Data rooms tell you what a business looks like. They rarely tell you what a business is about to face. When a mid-market private equity fund began evaluating a diagnostic services chain operating across four Indian states, the financial picture was clean and the management team was credible. What nobody in the room could answer was whether the conditions that made the business attractive would still exist three years into the hold period.
That is the question that brought them to Nextyn.
The fund had built its investment thesis around two assumptions. The first was that reimbursement rates under Ayushman Bharat, India's national health assurance scheme, would remain stable across the five-year hold period. The second was that the competitive position in the tier-two cities where the target operated most of its facilities was as durable as the management presentation suggested.
Neither assumption could be stress-tested using publicly available information. The policy documents explained how Ayushman Bharat worked. They said nothing about where the rates were heading. The industry reports described the competitive landscape as it existed twelve to eighteen months earlier. None of it could answer the question that actually mattered: what is happening in these specific markets right now, as seen by the people operating inside them?

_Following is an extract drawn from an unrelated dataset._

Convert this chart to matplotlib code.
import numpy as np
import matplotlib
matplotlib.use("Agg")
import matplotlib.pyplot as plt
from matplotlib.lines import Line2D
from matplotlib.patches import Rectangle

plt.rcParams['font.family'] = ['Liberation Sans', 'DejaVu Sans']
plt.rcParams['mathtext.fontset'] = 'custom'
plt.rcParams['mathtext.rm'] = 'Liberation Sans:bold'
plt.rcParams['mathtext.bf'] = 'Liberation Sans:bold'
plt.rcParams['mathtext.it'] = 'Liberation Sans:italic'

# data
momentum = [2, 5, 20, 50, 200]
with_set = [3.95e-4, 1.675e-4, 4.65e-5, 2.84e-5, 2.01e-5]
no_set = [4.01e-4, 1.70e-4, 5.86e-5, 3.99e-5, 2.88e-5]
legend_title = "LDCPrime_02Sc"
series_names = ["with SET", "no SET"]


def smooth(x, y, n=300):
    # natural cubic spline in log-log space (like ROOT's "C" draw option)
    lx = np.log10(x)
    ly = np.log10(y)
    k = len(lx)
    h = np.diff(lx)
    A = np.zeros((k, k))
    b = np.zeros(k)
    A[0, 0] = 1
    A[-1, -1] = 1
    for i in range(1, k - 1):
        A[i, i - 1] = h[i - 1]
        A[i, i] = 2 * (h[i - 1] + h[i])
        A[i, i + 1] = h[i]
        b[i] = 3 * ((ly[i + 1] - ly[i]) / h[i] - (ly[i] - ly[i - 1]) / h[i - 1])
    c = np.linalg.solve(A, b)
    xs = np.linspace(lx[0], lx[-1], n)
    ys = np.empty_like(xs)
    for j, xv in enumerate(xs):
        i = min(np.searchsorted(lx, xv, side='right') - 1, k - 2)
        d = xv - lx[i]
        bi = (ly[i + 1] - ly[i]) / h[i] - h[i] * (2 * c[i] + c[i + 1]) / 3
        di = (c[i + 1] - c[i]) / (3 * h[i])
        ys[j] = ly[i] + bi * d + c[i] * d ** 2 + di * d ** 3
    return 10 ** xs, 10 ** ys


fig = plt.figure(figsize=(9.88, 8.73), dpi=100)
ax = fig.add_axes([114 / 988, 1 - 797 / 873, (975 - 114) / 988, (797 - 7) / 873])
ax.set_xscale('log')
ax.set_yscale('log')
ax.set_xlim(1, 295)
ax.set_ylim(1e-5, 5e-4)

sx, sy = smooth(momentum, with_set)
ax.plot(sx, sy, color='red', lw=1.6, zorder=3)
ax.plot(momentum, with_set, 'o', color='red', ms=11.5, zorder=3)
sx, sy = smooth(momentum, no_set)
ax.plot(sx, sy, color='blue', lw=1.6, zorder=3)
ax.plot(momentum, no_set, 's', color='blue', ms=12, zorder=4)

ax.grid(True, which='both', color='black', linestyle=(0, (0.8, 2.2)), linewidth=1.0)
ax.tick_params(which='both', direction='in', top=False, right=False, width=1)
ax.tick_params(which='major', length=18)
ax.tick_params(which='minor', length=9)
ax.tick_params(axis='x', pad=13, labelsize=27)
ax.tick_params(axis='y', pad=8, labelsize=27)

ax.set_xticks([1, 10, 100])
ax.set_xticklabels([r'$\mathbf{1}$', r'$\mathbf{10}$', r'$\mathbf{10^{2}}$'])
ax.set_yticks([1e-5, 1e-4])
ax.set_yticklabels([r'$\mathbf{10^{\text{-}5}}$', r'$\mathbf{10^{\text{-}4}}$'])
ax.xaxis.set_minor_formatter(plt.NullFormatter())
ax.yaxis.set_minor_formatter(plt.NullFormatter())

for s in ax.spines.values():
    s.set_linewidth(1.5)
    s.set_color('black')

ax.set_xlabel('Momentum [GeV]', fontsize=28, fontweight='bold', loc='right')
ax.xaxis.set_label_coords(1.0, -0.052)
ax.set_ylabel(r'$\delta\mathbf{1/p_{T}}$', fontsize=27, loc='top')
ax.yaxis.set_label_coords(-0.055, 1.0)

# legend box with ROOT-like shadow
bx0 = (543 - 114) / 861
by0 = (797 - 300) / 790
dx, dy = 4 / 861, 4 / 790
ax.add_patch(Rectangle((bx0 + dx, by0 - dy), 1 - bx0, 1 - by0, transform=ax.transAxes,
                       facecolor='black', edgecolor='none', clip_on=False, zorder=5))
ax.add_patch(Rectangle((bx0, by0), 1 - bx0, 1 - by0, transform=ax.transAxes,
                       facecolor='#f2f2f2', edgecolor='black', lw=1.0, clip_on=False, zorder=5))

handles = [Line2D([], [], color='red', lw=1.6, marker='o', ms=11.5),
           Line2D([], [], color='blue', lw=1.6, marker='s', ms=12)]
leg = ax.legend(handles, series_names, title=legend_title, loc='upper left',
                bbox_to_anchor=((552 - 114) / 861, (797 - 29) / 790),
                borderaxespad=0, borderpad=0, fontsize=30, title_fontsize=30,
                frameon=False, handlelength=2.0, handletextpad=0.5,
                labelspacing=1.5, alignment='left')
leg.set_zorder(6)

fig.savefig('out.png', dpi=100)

Nextyn was engaged to source practitioners with direct, current experience in India's diagnostic services sector, specifically in the geographies the target operated in. The brief was precise. The fund needed people who could speak to reimbursement policy implementation at the state level, competitive dynamics in tier-two diagnostic markets, and the operational realities of running a network heavily dependent on government scheme revenue.

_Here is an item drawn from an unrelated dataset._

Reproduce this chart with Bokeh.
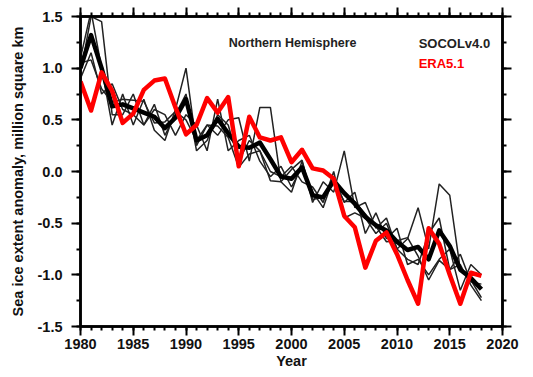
from bokeh.plotting import figure
from bokeh.models import LinearAxis, SingleIntervalTicker, NumeralTickFormatter, Label
from bokeh.embed import file_html
from bokeh.resources import INLINE

years = list(range(1980, 2019))

era51 = [0.87, 0.59, 0.96, 0.78, 0.47, 0.56, 0.79, 0.88, 0.90, 0.62,
         0.36, 0.45, 0.71, 0.57, 0.72, 0.05, 0.53, 0.33, 0.30, 0.33,
         0.09, 0.21, 0.03, 0.01, -0.07, -0.43, -0.54, -0.93, -0.67, -0.59,
         -0.80, -1.05, -1.28, -0.55, -0.70, -1.00, -1.28, -0.98, -1.01]

socol_mean = [1.00, 1.32, 1.00, 0.63, 0.65, 0.61, 0.57, 0.53, 0.42, 0.52,
              0.70, 0.30, 0.35, 0.51, 0.37, 0.24, 0.23, 0.28, 0.12, -0.05,
              -0.07, 0.04, -0.23, -0.25, -0.09, -0.21, -0.31, -0.44, -0.52, -0.57,
              -0.68, -0.76, -0.73, -0.85, -0.57, -0.72, -0.95, -1.03, -1.14]

member1 = [1.10, 1.55, 1.00, 0.45, 0.75, 0.45, 0.70, 0.40, 0.30, 0.60,
           1.00, 0.25, 0.45, 0.35, 0.50, 0.52, 0.10, 0.62, 0.62, -0.10,
           -0.20, 0.10, -0.30, -0.10, -0.20, 0.20, -0.35, -0.30, -0.55, -0.45,
           -0.75, -0.65, -0.35, -0.75, -0.12, -0.23, -0.95, -1.05, -1.22]
member2 = [0.95, 1.50, 1.45, 0.55, 0.55, 0.75, 0.45, 0.60, 0.55, 0.35,
           0.55, 0.45, 0.20, 0.70, 0.20, 0.30, 0.35, 0.10, -0.05, 0.05,
           -0.15, 0.05, -0.20, -0.35, -0.05, -0.30, -0.20, -0.60, -0.40, -0.65,
           -0.55, -0.90, -0.85, -1.00, -0.85, -0.75, -1.15, -0.90, -1.00]
member3 = [0.90, 1.15, 0.75, 0.85, 0.60, 0.55, 0.45, 0.65, 0.35, 0.55,
           0.75, 0.20, 0.30, 0.55, 0.45, 0.10, 0.30, 0.20, 0.00, -0.05,
           0.05, -0.10, -0.15, -0.30, 0.00, -0.45, -0.40, -0.45, -0.60, -0.50,
           -0.75, -0.85, -0.90, -0.60, -0.45, -0.95, -0.90, -1.10, -1.25]
member4 = [1.05, 1.08, 0.80, 0.67, 0.70, 0.69, 0.68, 0.47, 0.48, 0.58,
           0.50, 0.30, 0.45, 0.44, 0.33, 0.04, 0.17, 0.20, -0.09, -0.10,
           0.02, 0.11, -0.27, -0.25, -0.11, -0.29, -0.29, -0.41, -0.53, -0.68,
           -0.67, -0.64, -0.82, -1.05, -0.86, -0.95, -0.80, -1.07, -1.09]
members = [member1, member2, member3, member4]

title_text = "Northern Hemisphere"
model_name = "SOCOLv4.0"
reanalysis_name = "ERA5.1"

FONT = "Liberation Sans"

p = figure(frame_width=422, frame_height=310,
           x_range=(1980, 2020), y_range=(-1.5, 1.5),
           output_backend="svg", toolbar_location=None,
           min_border_left=80, min_border_top=16, min_border_right=28, min_border_bottom=48)
p.outline_line_color = "black"
p.outline_line_width = 2.5
p.xgrid.visible = False
p.ygrid.visible = False

def style_axis(ax):
    ax.axis_line_width = 2.5
    ax.axis_line_color = "black"
    ax.major_tick_line_width = 2
    ax.minor_tick_line_width = 2
    ax.major_tick_line_color = "black"
    ax.minor_tick_line_color = "black"
    ax.major_tick_in = 0
    ax.major_tick_out = 9
    ax.minor_tick_in = 0
    ax.minor_tick_out = 4
    ax.major_label_text_font = FONT
    ax.major_label_text_font_style = "bold"
    ax.major_label_text_color = "#111111"
    ax.major_label_text_font_size = "14.5px"

p.xaxis.ticker = SingleIntervalTicker(interval=5, num_minor_ticks=5)
p.yaxis.ticker = SingleIntervalTicker(interval=0.5, num_minor_ticks=2)
p.yaxis.formatter = NumeralTickFormatter(format="0.0")
style_axis(p.xaxis[0])
style_axis(p.yaxis[0])
p.xaxis.major_label_standoff = 3
p.yaxis.major_label_standoff = 9
p.xaxis.axis_label = "Year"
p.yaxis.axis_label = "Sea ice extent anomaly, million square km"
for ax in (p.xaxis[0], p.yaxis[0]):
    ax.axis_label_text_font = FONT
    ax.axis_label_text_font_style = "bold"
    ax.axis_label_text_font_size = "14.5px"
    ax.axis_label_text_color = "#111111"
p.xaxis.axis_label_standoff = 1
p.yaxis.axis_label_standoff = 9

# mirror axes on top and right: ticks only (labels tiny and transparent)
top = LinearAxis(ticker=SingleIntervalTicker(interval=5, num_minor_ticks=5))
style_axis(top)
top.major_label_text_font_size = "4px"
top.major_label_text_alpha = 0
top.major_label_standoff = 2
p.add_layout(top, "above")
right = LinearAxis(ticker=SingleIntervalTicker(interval=0.5, num_minor_ticks=2),
                   formatter=NumeralTickFormatter(format="0.0"))
style_axis(right)
right.major_label_text_font_size = "4px"
right.major_label_text_alpha = 0
right.major_label_standoff = 2
p.add_layout(right, "right")

for m in members:
    p.line(years, m, line_color="#222222", line_width=1.5)
p.line(years, socol_mean, line_color="black", line_width=4.5, line_join="round")
p.line(years, era51, line_color="#ff0000", line_width=4.5, line_join="round")

p.add_layout(Label(x=1994.05, y=1.24, text=title_text, text_font=FONT,
                   text_font_style="bold", text_font_size="12.5px",
                   text_color="#222222", text_baseline="middle"))
p.add_layout(Label(x=2012.05, y=1.24, text=model_name, text_font=FONT,
                   text_font_style="bold", text_font_size="13px",
                   text_color="#222222", text_baseline="middle"))
p.add_layout(Label(x=2012.05, y=1.045, text=reanalysis_name, text_font=FONT,
                   text_font_style="bold", text_font_size="13px",
                   text_color="#ff0000", text_baseline="middle"))

open("out.html", "w").write(file_html(p, INLINE))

Over eight days, Nextyn sourced and facilitated conversations with seven practitioners. Two were former senior officials from the state health departments in the relevant states, each with direct involvement in implementing Ayushman Bharat at the operational level. Three were former executives from competing diagnostic chains who had run businesses in the same tier-two city markets. Two were healthcare consultants with active mandates advising similar businesses on pricing and government relations strategy. Calls were conducted in English and Hindi according to each practitioner's preference, with moderation provided by Nextyn's team where requested.
The picture that came back from the call programme was materially different from the one in the data room, in two specific areas.

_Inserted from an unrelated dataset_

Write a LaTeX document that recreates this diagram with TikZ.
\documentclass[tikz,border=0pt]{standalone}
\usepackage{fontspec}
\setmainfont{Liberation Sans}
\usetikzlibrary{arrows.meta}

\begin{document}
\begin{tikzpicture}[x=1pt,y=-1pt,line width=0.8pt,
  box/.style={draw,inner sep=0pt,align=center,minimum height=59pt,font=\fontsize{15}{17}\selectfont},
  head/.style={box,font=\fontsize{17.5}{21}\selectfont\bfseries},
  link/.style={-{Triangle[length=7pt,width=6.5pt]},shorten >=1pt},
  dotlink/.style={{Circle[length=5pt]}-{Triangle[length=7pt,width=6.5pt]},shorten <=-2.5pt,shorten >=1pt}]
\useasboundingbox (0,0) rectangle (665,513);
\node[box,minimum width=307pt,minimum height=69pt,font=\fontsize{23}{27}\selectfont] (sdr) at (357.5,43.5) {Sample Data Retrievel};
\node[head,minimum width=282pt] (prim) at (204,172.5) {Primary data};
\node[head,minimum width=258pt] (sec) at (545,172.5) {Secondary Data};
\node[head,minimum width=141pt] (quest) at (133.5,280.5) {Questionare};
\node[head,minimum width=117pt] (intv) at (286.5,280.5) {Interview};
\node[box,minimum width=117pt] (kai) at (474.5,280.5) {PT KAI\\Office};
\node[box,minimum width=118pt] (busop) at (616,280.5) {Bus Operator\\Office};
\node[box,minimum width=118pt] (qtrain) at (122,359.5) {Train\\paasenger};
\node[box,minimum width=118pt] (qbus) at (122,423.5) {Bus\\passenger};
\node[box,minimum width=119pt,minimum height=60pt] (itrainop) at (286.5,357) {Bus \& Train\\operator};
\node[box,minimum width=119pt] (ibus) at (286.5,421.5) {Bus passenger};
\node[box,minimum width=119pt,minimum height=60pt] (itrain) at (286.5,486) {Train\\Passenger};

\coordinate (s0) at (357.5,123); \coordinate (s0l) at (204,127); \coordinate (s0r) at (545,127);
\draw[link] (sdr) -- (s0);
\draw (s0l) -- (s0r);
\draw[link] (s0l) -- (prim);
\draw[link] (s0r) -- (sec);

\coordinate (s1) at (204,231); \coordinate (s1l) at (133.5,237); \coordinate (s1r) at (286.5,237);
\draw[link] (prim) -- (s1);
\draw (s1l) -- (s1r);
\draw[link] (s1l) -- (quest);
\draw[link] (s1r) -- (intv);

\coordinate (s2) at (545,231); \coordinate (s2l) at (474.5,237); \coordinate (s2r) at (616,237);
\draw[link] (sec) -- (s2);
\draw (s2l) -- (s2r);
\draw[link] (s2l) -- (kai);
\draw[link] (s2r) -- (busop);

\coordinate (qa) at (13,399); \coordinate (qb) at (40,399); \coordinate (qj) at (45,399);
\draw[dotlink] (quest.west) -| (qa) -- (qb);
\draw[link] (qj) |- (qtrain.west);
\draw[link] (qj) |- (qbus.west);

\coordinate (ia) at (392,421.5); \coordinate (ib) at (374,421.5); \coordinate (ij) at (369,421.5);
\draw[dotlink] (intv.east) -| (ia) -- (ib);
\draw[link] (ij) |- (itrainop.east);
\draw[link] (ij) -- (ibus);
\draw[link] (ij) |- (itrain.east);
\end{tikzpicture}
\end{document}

On the reimbursement question, both state health department practitioners independently described an active policy review at the ministry level covering the specific diagnostic procedures that made up the majority of the target's scheme-linked revenue. Both described the review as being driven by fiscal pressure on state governments, which are responsible for co-funding the scheme. Neither expected current rates to hold through the investment period without renegotiation. This was not a published position. It was the practitioner's view of a process that had not yet produced a single public document.
On competitive dynamics, three of the former diagnostic executives independently described accelerating capacity addition by well-funded national chains in the exact tier-two cities the target considered its most defensible markets. The same government scheme volumes underpinning the target's growth story had made those cities attractive enough for national players to prioritise. The competitive moat the management team described had been real two years earlier. It was narrowing.
The fund did not walk away. What the research produced instead was a fundamentally different framing of the risk. The reimbursement trajectory moved from a downside scenario into the base case financial model, which changed the entry valuation discussion materially. The competitive dynamics finding led the fund to include specific operational milestones in the investment structure, tied to network expansion in markets where the competitive pressure was least advanced, as conditions for releasing the second tranche of capital.
When the findings were shared with the management team, they confirmed both the reimbursement review and the competitive incursion in two of the tier-two markets. The primary research had surfaced what the data room had not.
India attracts billions in private capital across its healthcare sector every year. It is also one of the most information-asymmetric investment environments in Asia. The gap between what published sources describe and what is actually happening at the sub-state level, where most healthcare businesses actually operate, is wider in India than in most comparable markets. Understanding state-level policy implementation, ground-level competitive dynamics, and the practitioner view of where the sector is heading requires access to people who are embedded in those markets. No secondary source can give you that.